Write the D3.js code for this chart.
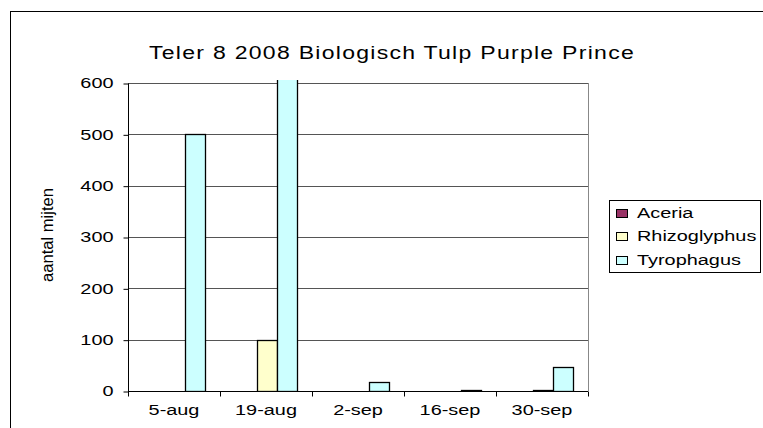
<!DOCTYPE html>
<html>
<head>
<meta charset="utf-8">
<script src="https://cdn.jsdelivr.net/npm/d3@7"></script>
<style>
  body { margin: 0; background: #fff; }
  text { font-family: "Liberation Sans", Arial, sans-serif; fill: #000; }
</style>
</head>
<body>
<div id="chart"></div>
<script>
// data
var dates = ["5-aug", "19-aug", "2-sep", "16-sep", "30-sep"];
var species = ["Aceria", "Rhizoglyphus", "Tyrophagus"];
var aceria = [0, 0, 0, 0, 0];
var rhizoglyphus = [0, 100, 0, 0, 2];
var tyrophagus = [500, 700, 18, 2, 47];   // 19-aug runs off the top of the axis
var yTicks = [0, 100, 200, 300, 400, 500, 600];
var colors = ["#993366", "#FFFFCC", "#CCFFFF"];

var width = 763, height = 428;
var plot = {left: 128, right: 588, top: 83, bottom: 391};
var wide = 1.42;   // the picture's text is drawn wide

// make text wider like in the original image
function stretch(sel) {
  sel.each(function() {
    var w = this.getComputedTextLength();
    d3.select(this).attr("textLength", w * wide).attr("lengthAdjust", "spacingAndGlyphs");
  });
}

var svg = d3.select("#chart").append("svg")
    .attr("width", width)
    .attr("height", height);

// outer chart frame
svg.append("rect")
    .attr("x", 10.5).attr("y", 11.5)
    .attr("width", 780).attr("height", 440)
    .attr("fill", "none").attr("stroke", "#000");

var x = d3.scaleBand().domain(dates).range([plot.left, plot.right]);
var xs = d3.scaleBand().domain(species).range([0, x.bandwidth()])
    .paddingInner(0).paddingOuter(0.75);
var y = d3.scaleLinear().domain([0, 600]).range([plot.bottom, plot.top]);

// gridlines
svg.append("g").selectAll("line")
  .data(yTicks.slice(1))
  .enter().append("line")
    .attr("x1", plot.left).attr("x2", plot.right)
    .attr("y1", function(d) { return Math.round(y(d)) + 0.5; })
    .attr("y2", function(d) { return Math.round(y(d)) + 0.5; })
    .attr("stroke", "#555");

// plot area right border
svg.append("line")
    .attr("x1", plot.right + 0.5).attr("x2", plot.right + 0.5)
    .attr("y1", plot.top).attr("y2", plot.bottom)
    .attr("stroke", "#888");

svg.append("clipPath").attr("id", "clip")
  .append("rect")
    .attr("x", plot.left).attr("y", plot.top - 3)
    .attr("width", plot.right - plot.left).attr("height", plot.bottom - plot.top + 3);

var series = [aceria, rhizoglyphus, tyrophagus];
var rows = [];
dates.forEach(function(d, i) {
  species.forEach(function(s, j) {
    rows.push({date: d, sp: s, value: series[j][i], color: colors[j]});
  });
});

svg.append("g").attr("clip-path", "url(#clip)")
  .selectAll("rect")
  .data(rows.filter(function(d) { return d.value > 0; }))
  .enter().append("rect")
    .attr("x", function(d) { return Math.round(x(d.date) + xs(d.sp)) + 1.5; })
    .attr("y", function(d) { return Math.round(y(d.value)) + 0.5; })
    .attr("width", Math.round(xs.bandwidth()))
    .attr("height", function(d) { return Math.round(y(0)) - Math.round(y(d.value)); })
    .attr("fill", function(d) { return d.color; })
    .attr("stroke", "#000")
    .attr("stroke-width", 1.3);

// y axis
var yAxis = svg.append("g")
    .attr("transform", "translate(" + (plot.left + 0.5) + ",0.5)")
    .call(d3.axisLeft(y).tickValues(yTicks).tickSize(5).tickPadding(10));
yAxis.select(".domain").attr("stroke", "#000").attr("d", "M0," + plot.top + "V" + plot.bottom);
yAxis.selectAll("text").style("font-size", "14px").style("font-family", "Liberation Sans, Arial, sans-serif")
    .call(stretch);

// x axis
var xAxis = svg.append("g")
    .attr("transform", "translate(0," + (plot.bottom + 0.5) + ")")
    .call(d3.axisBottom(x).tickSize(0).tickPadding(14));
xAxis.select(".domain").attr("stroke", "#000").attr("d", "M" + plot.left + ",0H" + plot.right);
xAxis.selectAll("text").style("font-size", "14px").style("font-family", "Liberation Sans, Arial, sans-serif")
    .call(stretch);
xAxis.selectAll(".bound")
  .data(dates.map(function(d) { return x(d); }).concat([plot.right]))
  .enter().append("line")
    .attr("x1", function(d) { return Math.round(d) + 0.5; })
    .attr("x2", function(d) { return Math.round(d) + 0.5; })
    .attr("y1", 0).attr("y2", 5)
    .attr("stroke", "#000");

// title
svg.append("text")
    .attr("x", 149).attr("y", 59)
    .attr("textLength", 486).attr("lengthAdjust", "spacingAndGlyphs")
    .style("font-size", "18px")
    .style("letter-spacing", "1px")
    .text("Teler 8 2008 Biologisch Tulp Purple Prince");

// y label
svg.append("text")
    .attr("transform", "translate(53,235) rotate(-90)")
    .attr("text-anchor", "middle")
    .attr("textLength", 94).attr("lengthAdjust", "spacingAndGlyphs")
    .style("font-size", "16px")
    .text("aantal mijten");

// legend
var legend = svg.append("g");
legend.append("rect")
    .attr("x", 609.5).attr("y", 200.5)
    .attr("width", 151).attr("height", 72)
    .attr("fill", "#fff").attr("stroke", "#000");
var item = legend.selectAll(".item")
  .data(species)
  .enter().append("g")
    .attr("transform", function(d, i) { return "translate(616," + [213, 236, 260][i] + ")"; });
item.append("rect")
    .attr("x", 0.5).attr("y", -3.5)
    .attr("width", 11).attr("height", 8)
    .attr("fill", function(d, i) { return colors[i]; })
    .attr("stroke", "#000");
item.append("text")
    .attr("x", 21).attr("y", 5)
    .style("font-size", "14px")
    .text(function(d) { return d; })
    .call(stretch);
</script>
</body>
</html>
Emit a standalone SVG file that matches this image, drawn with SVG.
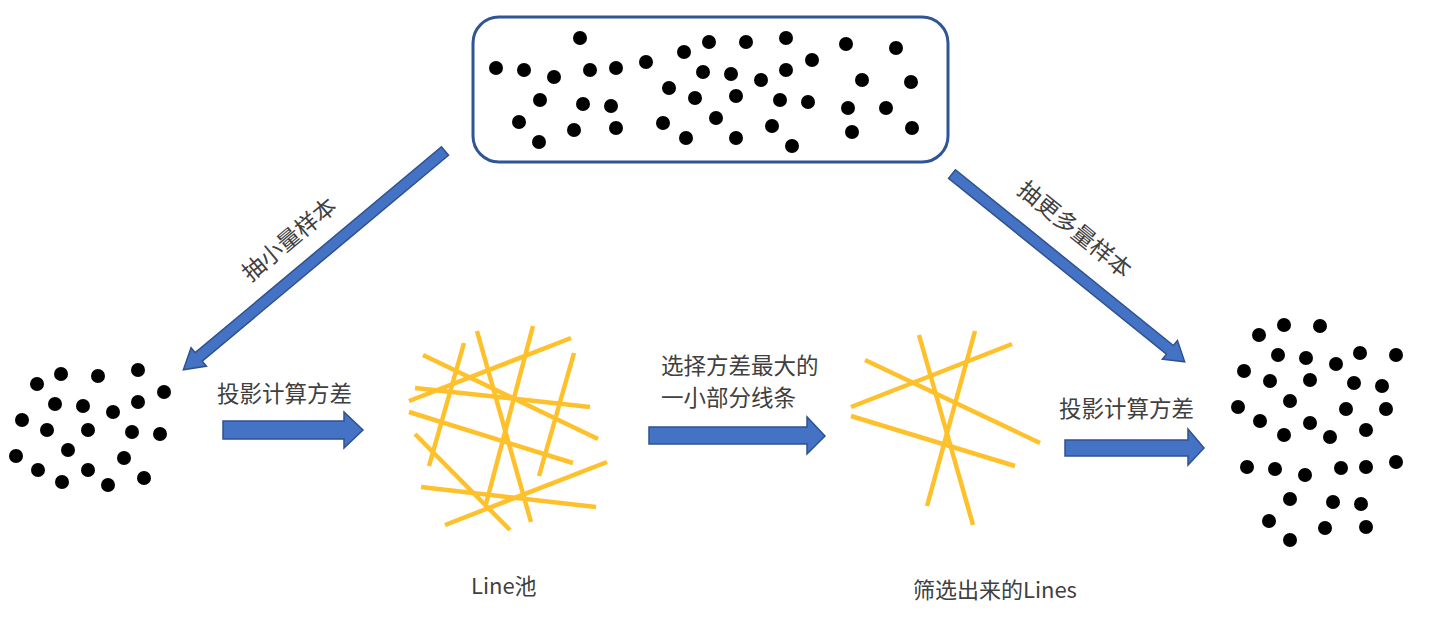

===============

■ Instruction
Copy out all the entries exactly. Images stay out of the copy.

■ Complete response
Write the D3.js code for this chart.
<!DOCTYPE html>
<html>
<head>
<meta charset="utf-8">
<script src="https://cdn.jsdelivr.net/npm/d3@7"></script>
<style>
  body { margin: 0; background: #fff; }
  text { font-family: "Liberation Sans", Arial, sans-serif; fill: #000; }
</style>
</head>
<body>
<div id="chart"></div>
<script>
// data
var dates = ["5-aug", "19-aug", "2-sep", "16-sep", "30-sep"];
var species = ["Aceria", "Rhizoglyphus", "Tyrophagus"];
var aceria = [0, 0, 0, 0, 0];
var rhizoglyphus = [0, 100, 0, 0, 2];
var tyrophagus = [500, 700, 18, 2, 47];   // 19-aug runs off the top of the axis
var yTicks = [0, 100, 200, 300, 400, 500, 600];
var colors = ["#993366", "#FFFFCC", "#CCFFFF"];

var width = 763, height = 428;
var plot = {left: 128, right: 588, top: 83, bottom: 391};
var wide = 1.42;   // the picture's text is drawn wide

// make text wider like in the original image
function stretch(sel) {
  sel.each(function() {
    var w = this.getComputedTextLength();
    d3.select(this).attr("textLength", w * wide).attr("lengthAdjust", "spacingAndGlyphs");
  });
}

var svg = d3.select("#chart").append("svg")
    .attr("width", width)
    .attr("height", height);

// outer chart frame
svg.append("rect")
    .attr("x", 10.5).attr("y", 11.5)
    .attr("width", 780).attr("height", 440)
    .attr("fill", "none").attr("stroke", "#000");

var x = d3.scaleBand().domain(dates).range([plot.left, plot.right]);
var xs = d3.scaleBand().domain(species).range([0, x.bandwidth()])
    .paddingInner(0).paddingOuter(0.75);
var y = d3.scaleLinear().domain([0, 600]).range([plot.bottom, plot.top]);

// gridlines
svg.append("g").selectAll("line")
  .data(yTicks.slice(1))
  .enter().append("line")
    .attr("x1", plot.left).attr("x2", plot.right)
    .attr("y1", function(d) { return Math.round(y(d)) + 0.5; })
    .attr("y2", function(d) { return Math.round(y(d)) + 0.5; })
    .attr("stroke", "#555");

// plot area right border
svg.append("line")
    .attr("x1", plot.right + 0.5).attr("x2", plot.right + 0.5)
    .attr("y1", plot.top).attr("y2", plot.bottom)
    .attr("stroke", "#888");

svg.append("clipPath").attr("id", "clip")
  .append("rect")
    .attr("x", plot.left).attr("y", plot.top - 3)
    .attr("width", plot.right - plot.left).attr("height", plot.bottom - plot.top + 3);

var series = [aceria, rhizoglyphus, tyrophagus];
var rows = [];
dates.forEach(function(d, i) {
  species.forEach(function(s, j) {
    rows.push({date: d, sp: s, value: series[j][i], color: colors[j]});
  });
});

svg.append("g").attr("clip-path", "url(#clip)")
  .selectAll("rect")
  .data(rows.filter(function(d) { return d.value > 0; }))
  .enter().append("rect")
    .attr("x", function(d) { return Math.round(x(d.date) + xs(d.sp)) + 1.5; })
    .attr("y", function(d) { return Math.round(y(d.value)) + 0.5; })
    .attr("width", Math.round(xs.bandwidth()))
    .attr("height", function(d) { return Math.round(y(0)) - Math.round(y(d.value)); })
    .attr("fill", function(d) { return d.color; })
    .attr("stroke", "#000")
    .attr("stroke-width", 1.3);

// y axis
var yAxis = svg.append("g")
    .attr("transform", "translate(" + (plot.left + 0.5) + ",0.5)")
    .call(d3.axisLeft(y).tickValues(yTicks).tickSize(5).tickPadding(10));
yAxis.select(".domain").attr("stroke", "#000").attr("d", "M0," + plot.top + "V" + plot.bottom);
yAxis.selectAll("text").style("font-size", "14px").style("font-family", "Liberation Sans, Arial, sans-serif")
    .call(stretch);

// x axis
var xAxis = svg.append("g")
    .attr("transform", "translate(0," + (plot.bottom + 0.5) + ")")
    .call(d3.axisBottom(x).tickSize(0).tickPadding(14));
xAxis.select(".domain").attr("stroke", "#000").attr("d", "M" + plot.left + ",0H" + plot.right);
xAxis.selectAll("text").style("font-size", "14px").style("font-family", "Liberation Sans, Arial, sans-serif")
    .call(stretch);
xAxis.selectAll(".bound")
  .data(dates.map(function(d) { return x(d); }).concat([plot.right]))
  .enter().append("line")
    .attr("x1", function(d) { return Math.round(d) + 0.5; })
    .attr("x2", function(d) { return Math.round(d) + 0.5; })
    .attr("y1", 0).attr("y2", 5)
    .attr("stroke", "#000");

// title
svg.append("text")
    .attr("x", 149).attr("y", 59)
    .attr("textLength", 486).attr("lengthAdjust", "spacingAndGlyphs")
    .style("font-size", "18px")
    .style("letter-spacing", "1px")
    .text("Teler 8 2008 Biologisch Tulp Purple Prince");

// y label
svg.append("text")
    .attr("transform", "translate(53,235) rotate(-90)")
    .attr("text-anchor", "middle")
    .attr("textLength", 94).attr("lengthAdjust", "spacingAndGlyphs")
    .style("font-size", "16px")
    .text("aantal mijten");

// legend
var legend = svg.append("g");
legend.append("rect")
    .attr("x", 609.5).attr("y", 200.5)
    .attr("width", 151).attr("height", 72)
    .attr("fill", "#fff").attr("stroke", "#000");
var item = legend.selectAll(".item")
  .data(species)
  .enter().append("g")
    .attr("transform", function(d, i) { return "translate(616," + [213, 236, 260][i] + ")"; });
item.append("rect")
    .attr("x", 0.5).attr("y", -3.5)
    .attr("width", 11).attr("height", 8)
    .attr("fill", function(d, i) { return colors[i]; })
    .attr("stroke", "#000");
item.append("text")
    .attr("x", 21).attr("y", 5)
    .style("font-size", "14px")
    .text(function(d) { return d; })
    .call(stretch);
</script>
</body>
</html>
Emit a standalone SVG file that matches this image, drawn with SVG.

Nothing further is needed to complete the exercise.